§ **DATASET CONTENT**
————————

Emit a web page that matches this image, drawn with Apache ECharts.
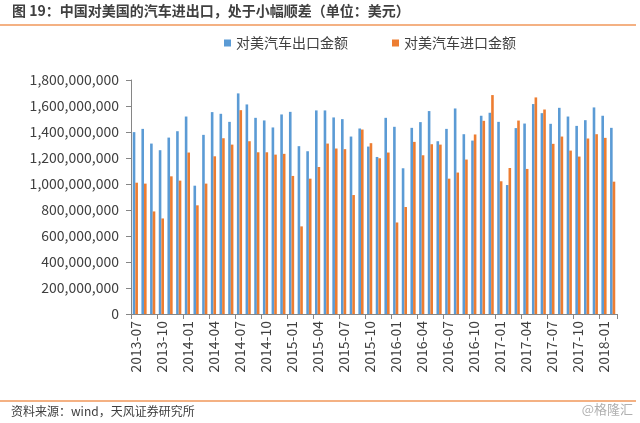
<!DOCTYPE html>
<html><head><meta charset="utf-8">
<script src="https://cdn.jsdelivr.net/npm/echarts@6/dist/echarts.min.js"></script>
<style>html,body{margin:0;padding:0;background:#fff}#c{width:640px;height:423px}</style>
</head><body><div id="c"></div>
<script>
const months = [
 '2013-07','2013-08','2013-09','2013-10','2013-11','2013-12',
 '2014-01','2014-02','2014-03','2014-04','2014-05','2014-06','2014-07','2014-08','2014-09','2014-10','2014-11','2014-12',
 '2015-01','2015-02','2015-03','2015-04','2015-05','2015-06','2015-07','2015-08','2015-09','2015-10','2015-11','2015-12',
 '2016-01','2016-02','2016-03','2016-04','2016-05','2016-06','2016-07','2016-08','2016-09','2016-10','2016-11','2016-12',
 '2017-01','2017-02','2017-03','2017-04','2017-05','2017-06','2017-07','2017-08','2017-09','2017-10','2017-11','2017-12',
 '2018-01','2018-02'
];
const exportValues = [
 1399e6,1424e6,1311e6,1260e6,1357e6,1406e6,
 1519e6,987e6,1378e6,1553e6,1540e6,1478e6,1697e6,1612e6,1509e6,1489e6,1435e6,1535e6,
 1555e6,1291e6,1252e6,1566e6,1566e6,1512e6,1499e6,1365e6,1427e6,1288e6,1208e6,1509e6,
 1440e6,1121e6,1432e6,1476e6,1561e6,1329e6,1424e6,1581e6,1383e6,1334e6,1525e6,1548e6,
 1478e6,992e6,1430e6,1465e6,1615e6,1545e6,1463e6,1586e6,1519e6,1447e6,1491e6,1589e6,
 1525e6,1432e6
];
const importValues = [
 1010e6,1003e6,789e6,735e6,1059e6,1026e6,
 1242e6,836e6,1003e6,1213e6,1352e6,1303e6,1568e6,1329e6,1244e6,1244e6,1226e6,1232e6,
 1062e6,674e6,1041e6,1131e6,1311e6,1273e6,1268e6,915e6,1419e6,1314e6,1198e6,1242e6,
 704e6,823e6,1324e6,1221e6,1306e6,1303e6,1041e6,1088e6,1188e6,1381e6,1486e6,1684e6,
 1021e6,1123e6,1488e6,1116e6,1666e6,1573e6,1309e6,1365e6,1257e6,1211e6,1350e6,1383e6,
 1355e6,1018e6
];
const seriesNames = ['对美汽车出口金额','对美汽车进口金额'];
const titleText = '图 19：中国对美国的汽车进出口，处于小幅顺差（单位：美元）';
const sourceText = '资料来源：wind，天风证券研究所';
const watermarkText = '@格隆汇';

const FONT = '"Noto Sans CJK SC", "Noto Sans", sans-serif';
const chart = echarts.init(document.getElementById('c'), null, {renderer:'canvas'});
chart.setOption({
  animation:false,
  backgroundColor:'#fff',
  textStyle:{fontFamily:FONT},
  color:['#5B9BD5','#ED7D31'],
  grid:{left:131,right:23,top:80,bottom:109,containLabel:false},
  legend:{
    data:seriesNames, top:36, left:224, padding:0, icon:'rect', itemWidth:7, itemHeight:7, itemGap:44,
    textStyle:{fontSize:14,color:'#404040',fontFamily:FONT}
  },
  xAxis:{
    type:'category', data:months, boundaryGap:true,
    axisLine:{lineStyle:{color:'#868686',width:1}},
    axisTick:{show:true,interval:2,length:5,lineStyle:{color:'#868686'}},
    axisLabel:{interval:2,rotate:90,fontSize:14,color:'#404040',margin:7,fontFamily:FONT},
    splitLine:{show:false}
  },
  yAxis:{
    type:'value', min:0, max:1800000000, interval:200000000,
    axisLine:{show:true,lineStyle:{color:'#868686',width:1}},
    axisTick:{show:true,length:5,lineStyle:{color:'#868686'}},
    axisLabel:{fontSize:14,color:'#404040',margin:12,fontFamily:FONT,
      formatter:v=>v.toLocaleString('en-US')},
    splitLine:{show:false}
  },
  series:[
    {name:seriesNames[0],type:'bar',data:exportValues,barWidth:'30%',barGap:'0%'},
    {name:seriesNames[1],type:'bar',data:importValues,barWidth:'30%',barGap:'0%'}
  ],
  graphic:[
    {type:'text',left:12,top:4,style:{text:titleText,fontSize:14,fontWeight:'bold',fill:'#404040',fontFamily:FONT}},
    {type:'rect',shape:{x:0,y:24,width:636,height:2},style:{fill:'#F4B183'}},
    {type:'rect',shape:{x:0,y:400,width:636,height:2},style:{fill:'#F4B183'}},
    {type:'text',left:11,top:405,style:{text:sourceText,fontSize:12,fill:'#404040',fontFamily:FONT}},
    {type:'text',right:7,top:403,style:{text:watermarkText,fontSize:13,fill:'#b0b0b0',fontFamily:FONT}}
  ]
});
</script></body></html>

————————

§ **DIRECTION**
Restate exactly, please, only the lines between the start of the data and the line containing "const watermarkText = '@格隆汇';", both ends included, skipping the pictures.

§ **ANSWER IN FULL**
Emit a web page that matches this image, drawn with Apache ECharts.
<!DOCTYPE html>
<html><head><meta charset="utf-8">
<script src="https://cdn.jsdelivr.net/npm/echarts@6/dist/echarts.min.js"></script>
<style>html,body{margin:0;padding:0;background:#fff}#c{width:640px;height:423px}</style>
</head><body><div id="c"></div>
<script>
const months = [
 '2013-07','2013-08','2013-09','2013-10','2013-11','2013-12',
 '2014-01','2014-02','2014-03','2014-04','2014-05','2014-06','2014-07','2014-08','2014-09','2014-10','2014-11','2014-12',
 '2015-01','2015-02','2015-03','2015-04','2015-05','2015-06','2015-07','2015-08','2015-09','2015-10','2015-11','2015-12',
 '2016-01','2016-02','2016-03','2016-04','2016-05','2016-06','2016-07','2016-08','2016-09','2016-10','2016-11','2016-12',
 '2017-01','2017-02','2017-03','2017-04','2017-05','2017-06','2017-07','2017-08','2017-09','2017-10','2017-11','2017-12',
 '2018-01','2018-02'
];
const exportValues = [
 1399e6,1424e6,1311e6,1260e6,1357e6,1406e6,
 1519e6,987e6,1378e6,1553e6,1540e6,1478e6,1697e6,1612e6,1509e6,1489e6,1435e6,1535e6,
 1555e6,1291e6,1252e6,1566e6,1566e6,1512e6,1499e6,1365e6,1427e6,1288e6,1208e6,1509e6,
 1440e6,1121e6,1432e6,1476e6,1561e6,1329e6,1424e6,1581e6,1383e6,1334e6,1525e6,1548e6,
 1478e6,992e6,1430e6,1465e6,1615e6,1545e6,1463e6,1586e6,1519e6,1447e6,1491e6,1589e6,
 1525e6,1432e6
];
const importValues = [
 1010e6,1003e6,789e6,735e6,1059e6,1026e6,
 1242e6,836e6,1003e6,1213e6,1352e6,1303e6,1568e6,1329e6,1244e6,1244e6,1226e6,1232e6,
 1062e6,674e6,1041e6,1131e6,1311e6,1273e6,1268e6,915e6,1419e6,1314e6,1198e6,1242e6,
 704e6,823e6,1324e6,1221e6,1306e6,1303e6,1041e6,1088e6,1188e6,1381e6,1486e6,1684e6,
 1021e6,1123e6,1488e6,1116e6,1666e6,1573e6,1309e6,1365e6,1257e6,1211e6,1350e6,1383e6,
 1355e6,1018e6
];
const seriesNames = ['对美汽车出口金额','对美汽车进口金额'];
const titleText = '图 19：中国对美国的汽车进出口，处于小幅顺差（单位：美元）';
const sourceText = '资料来源：wind，天风证券研究所';
const watermarkText = '@格隆汇';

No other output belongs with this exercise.